Given task
Transcribe the material word for word, but without the images.

Dataset content

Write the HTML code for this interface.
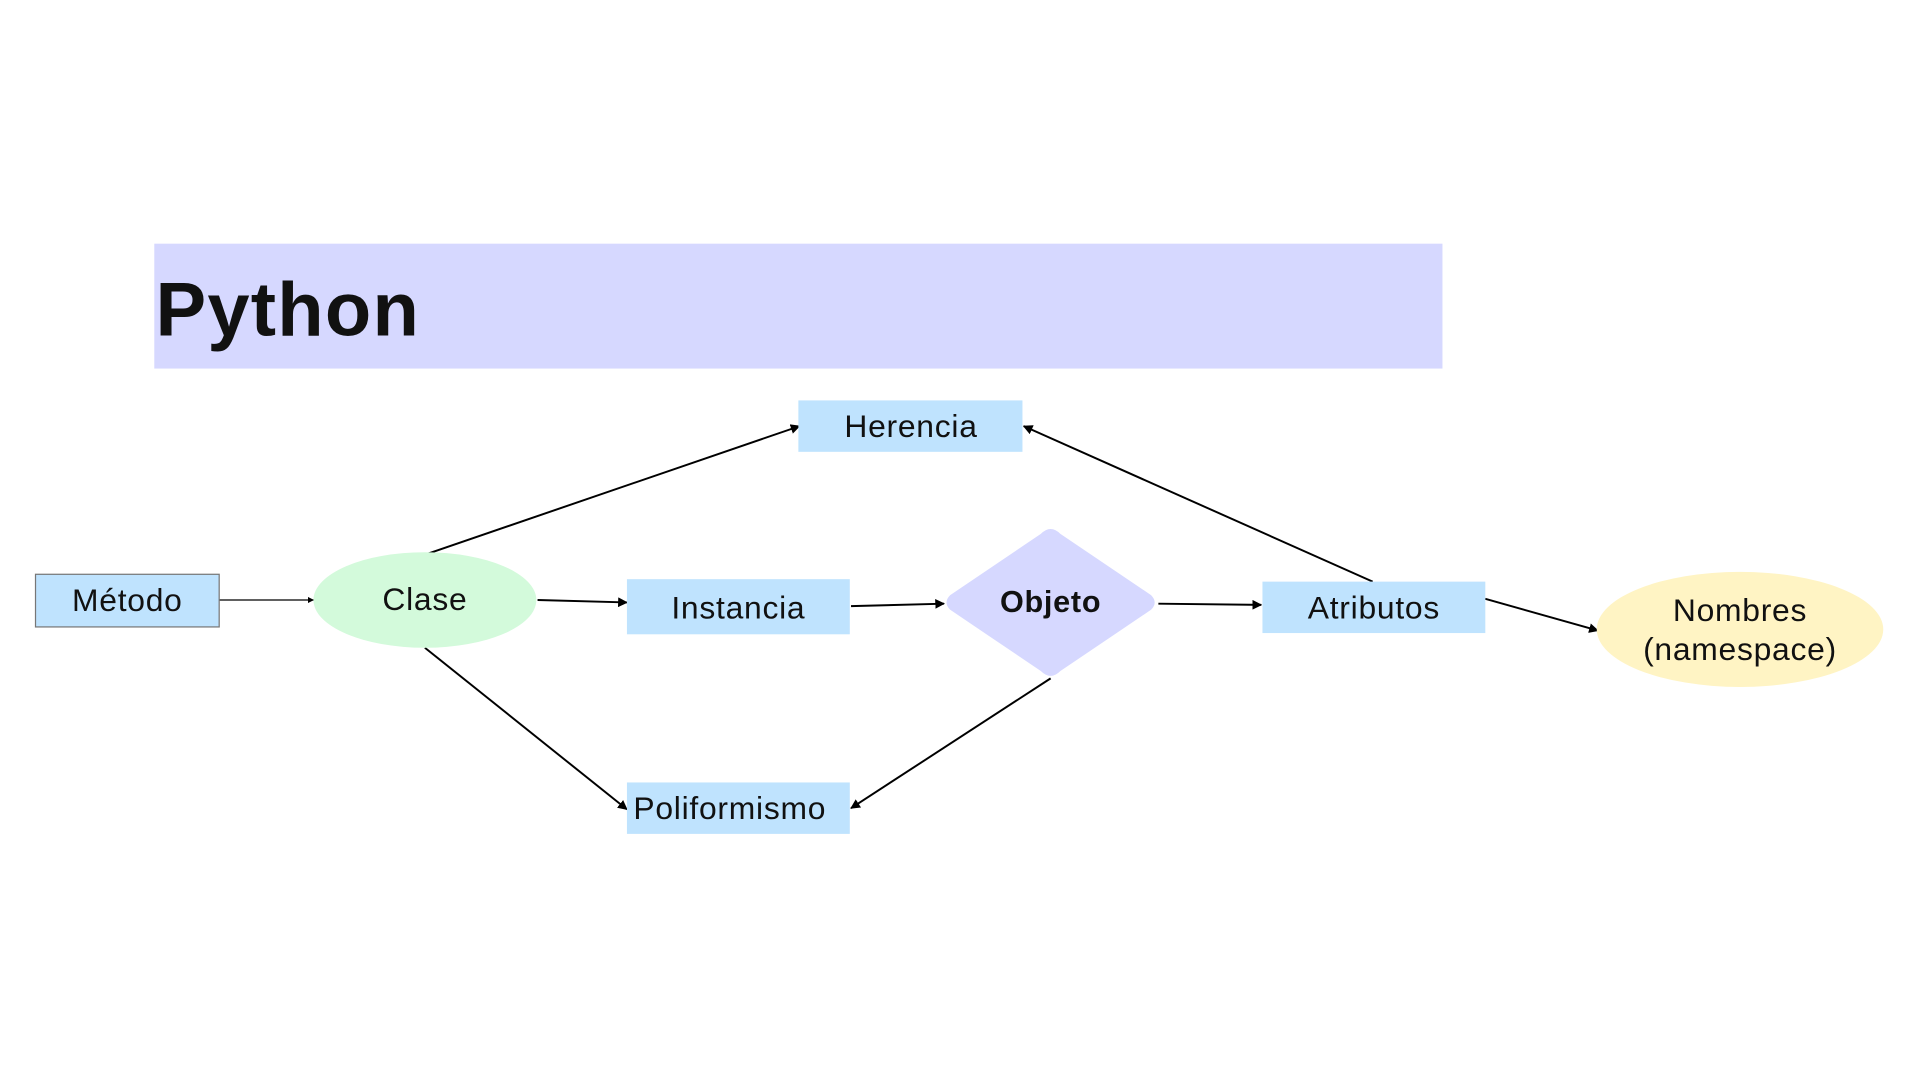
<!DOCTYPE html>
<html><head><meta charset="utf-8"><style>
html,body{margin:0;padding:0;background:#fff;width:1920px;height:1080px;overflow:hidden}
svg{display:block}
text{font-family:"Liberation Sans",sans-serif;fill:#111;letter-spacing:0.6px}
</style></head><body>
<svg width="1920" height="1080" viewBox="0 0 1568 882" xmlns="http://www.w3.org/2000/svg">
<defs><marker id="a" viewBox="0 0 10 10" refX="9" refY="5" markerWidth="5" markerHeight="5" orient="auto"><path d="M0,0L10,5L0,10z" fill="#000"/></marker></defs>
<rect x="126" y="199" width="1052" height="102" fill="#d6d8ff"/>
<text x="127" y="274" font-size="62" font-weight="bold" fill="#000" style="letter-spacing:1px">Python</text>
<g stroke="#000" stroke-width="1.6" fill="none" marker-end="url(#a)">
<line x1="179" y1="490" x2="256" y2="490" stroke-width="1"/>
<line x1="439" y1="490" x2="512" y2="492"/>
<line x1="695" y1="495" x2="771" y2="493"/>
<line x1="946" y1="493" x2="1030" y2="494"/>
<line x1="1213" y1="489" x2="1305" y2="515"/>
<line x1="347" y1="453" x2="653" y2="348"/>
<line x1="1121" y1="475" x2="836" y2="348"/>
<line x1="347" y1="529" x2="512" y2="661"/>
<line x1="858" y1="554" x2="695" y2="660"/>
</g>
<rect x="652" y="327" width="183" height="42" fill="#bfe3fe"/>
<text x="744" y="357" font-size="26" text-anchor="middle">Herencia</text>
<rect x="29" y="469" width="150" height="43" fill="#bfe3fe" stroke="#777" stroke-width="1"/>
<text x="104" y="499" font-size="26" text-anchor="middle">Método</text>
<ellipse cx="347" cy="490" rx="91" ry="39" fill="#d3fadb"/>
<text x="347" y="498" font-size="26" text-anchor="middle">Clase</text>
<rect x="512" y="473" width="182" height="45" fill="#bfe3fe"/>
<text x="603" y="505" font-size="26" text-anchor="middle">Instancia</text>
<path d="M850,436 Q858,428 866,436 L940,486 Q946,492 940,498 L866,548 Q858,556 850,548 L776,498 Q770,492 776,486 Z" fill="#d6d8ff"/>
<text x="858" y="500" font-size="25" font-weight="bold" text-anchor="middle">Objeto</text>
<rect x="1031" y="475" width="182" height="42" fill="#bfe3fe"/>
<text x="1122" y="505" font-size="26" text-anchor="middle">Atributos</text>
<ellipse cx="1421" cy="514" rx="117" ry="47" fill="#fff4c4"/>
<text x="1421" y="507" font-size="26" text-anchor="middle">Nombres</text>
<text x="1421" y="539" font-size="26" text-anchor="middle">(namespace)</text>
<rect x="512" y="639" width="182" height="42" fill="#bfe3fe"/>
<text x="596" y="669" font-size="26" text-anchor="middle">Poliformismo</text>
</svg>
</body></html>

Result for this exercise
Write the HTML code for this interface.
<!DOCTYPE html>
<html><head><meta charset="utf-8"><style>
html,body{margin:0;padding:0;background:#fff;width:1920px;height:1080px;overflow:hidden}
svg{display:block}
text{font-family:"Liberation Sans",sans-serif;fill:#111;letter-spacing:0.6px}
</style></head><body>
<svg width="1920" height="1080" viewBox="0 0 1568 882" xmlns="http://www.w3.org/2000/svg">
<defs><marker id="a" viewBox="0 0 10 10" refX="9" refY="5" markerWidth="5" markerHeight="5" orient="auto"><path d="M0,0L10,5L0,10z" fill="#000"/></marker></defs>
<rect x="126" y="199" width="1052" height="102" fill="#d6d8ff"/>
<text x="127" y="274" font-size="62" font-weight="bold" fill="#000" style="letter-spacing:1px">Python</text>
<g stroke="#000" stroke-width="1.6" fill="none" marker-end="url(#a)">
<line x1="179" y1="490" x2="256" y2="490" stroke-width="1"/>
<line x1="439" y1="490" x2="512" y2="492"/>
<line x1="695" y1="495" x2="771" y2="493"/>
<line x1="946" y1="493" x2="1030" y2="494"/>
<line x1="1213" y1="489" x2="1305" y2="515"/>
<line x1="347" y1="453" x2="653" y2="348"/>
<line x1="1121" y1="475" x2="836" y2="348"/>
<line x1="347" y1="529" x2="512" y2="661"/>
<line x1="858" y1="554" x2="695" y2="660"/>
</g>
<rect x="652" y="327" width="183" height="42" fill="#bfe3fe"/>
<text x="744" y="357" font-size="26" text-anchor="middle">Herencia</text>
<rect x="29" y="469" width="150" height="43" fill="#bfe3fe" stroke="#777" stroke-width="1"/>
<text x="104" y="499" font-size="26" text-anchor="middle">Método</text>
<ellipse cx="347" cy="490" rx="91" ry="39" fill="#d3fadb"/>
<text x="347" y="498" font-size="26" text-anchor="middle">Clase</text>
<rect x="512" y="473" width="182" height="45" fill="#bfe3fe"/>
<text x="603" y="505" font-size="26" text-anchor="middle">Instancia</text>
<path d="M850,436 Q858,428 866,436 L940,486 Q946,492 940,498 L866,548 Q858,556 850,548 L776,498 Q770,492 776,486 Z" fill="#d6d8ff"/>
<text x="858" y="500" font-size="25" font-weight="bold" text-anchor="middle">Objeto</text>
<rect x="1031" y="475" width="182" height="42" fill="#bfe3fe"/>
<text x="1122" y="505" font-size="26" text-anchor="middle">Atributos</text>
<ellipse cx="1421" cy="514" rx="117" ry="47" fill="#fff4c4"/>
<text x="1421" y="507" font-size="26" text-anchor="middle">Nombres</text>
<text x="1421" y="539" font-size="26" text-anchor="middle">(namespace)</text>
<rect x="512" y="639" width="182" height="42" fill="#bfe3fe"/>
<text x="596" y="669" font-size="26" text-anchor="middle">Poliformismo</text>
</svg>
</body></html>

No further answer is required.